To: Eric L who wrote (32942)10/9/2000 10:15:50 AM
From: areokat  Read Replies (2) | Respond to of 54805
 
Eric L.

I think you said a while back that you had Gilder's new book, Telecosm but hadn't read it yet. Have you read any of it by now. I'm just about finished and am intrigued with some of his ideas.
One company that he is high on is Texas Instruments.Do you have any opinions on TI?

Thank you, saukriver, and the others for a very interesting discussion of intel.

Kat



To: Eric L who wrote (32942)10/9/2000 12:10:37 PM
From: EJhonsa  Read Replies (1) | Respond to of 54805
 
That is part of their revenue stream, but not all. Note that I am talking about Qualcomm today, not Qualcomm tomorrow (after the SpinCo spin, it being darned hard to keep up with Qualcomm's business model) and not yesterday when they competed with their licensees and value chain in infrastructure and handsets, but were already a gorilla as determined by the consensus of these gorilla hunters, if not by Geoff.
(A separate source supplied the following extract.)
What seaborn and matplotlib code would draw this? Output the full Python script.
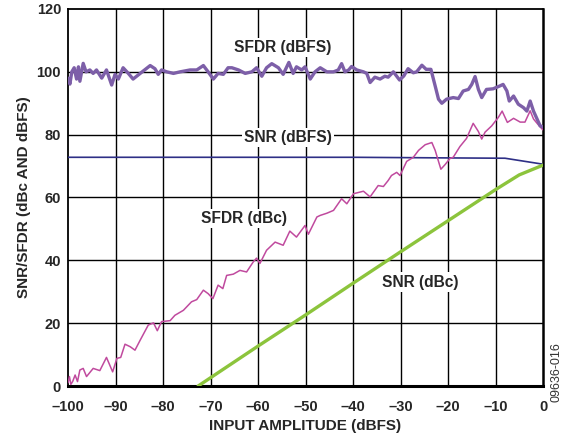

Ok, that's the difference. I was just talking about Qualcomm's IPR business, as the post that I responded to made reference to the licensing of its patents. With regards to QCT (I refuse to call the damn company SpinCo), the EB article makes a good point about how it was once necessary to allow competitors into the CDMA chipset market in order to guarantee supply and push the standard, but now it might not be necessary (save for perhaps antitrust reasons); but then again, the W-CDMA rollouts should change all of that.
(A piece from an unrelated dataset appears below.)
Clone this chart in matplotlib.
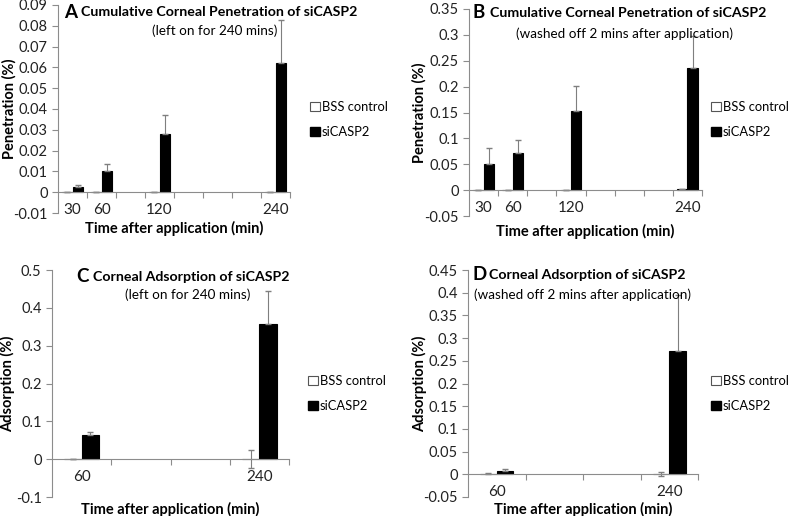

Also, if we were to focus only on Qualcomm's chip business as it pertains to the CDMAone/CDMA2000 market, a major difference between Qualcomm's operations and those of Intel's is that the CDMAone/CDMA2000 standard is still evolving at a fairly rapid pace, with much work still left to be done, while the x86 standard was set into place a long time ago, with the variations now being incorporated into competing products being the work of individual companies. Thus while QCT continues to benefit tremendously from being tied to a company that's playing the most pivotal role in developing the standard, IMO, any advantages that Intel had from pioneering the x86 architecture are long gone, and thus it has to compete with AMD on an even playing field with regards to architecture/standards expertise.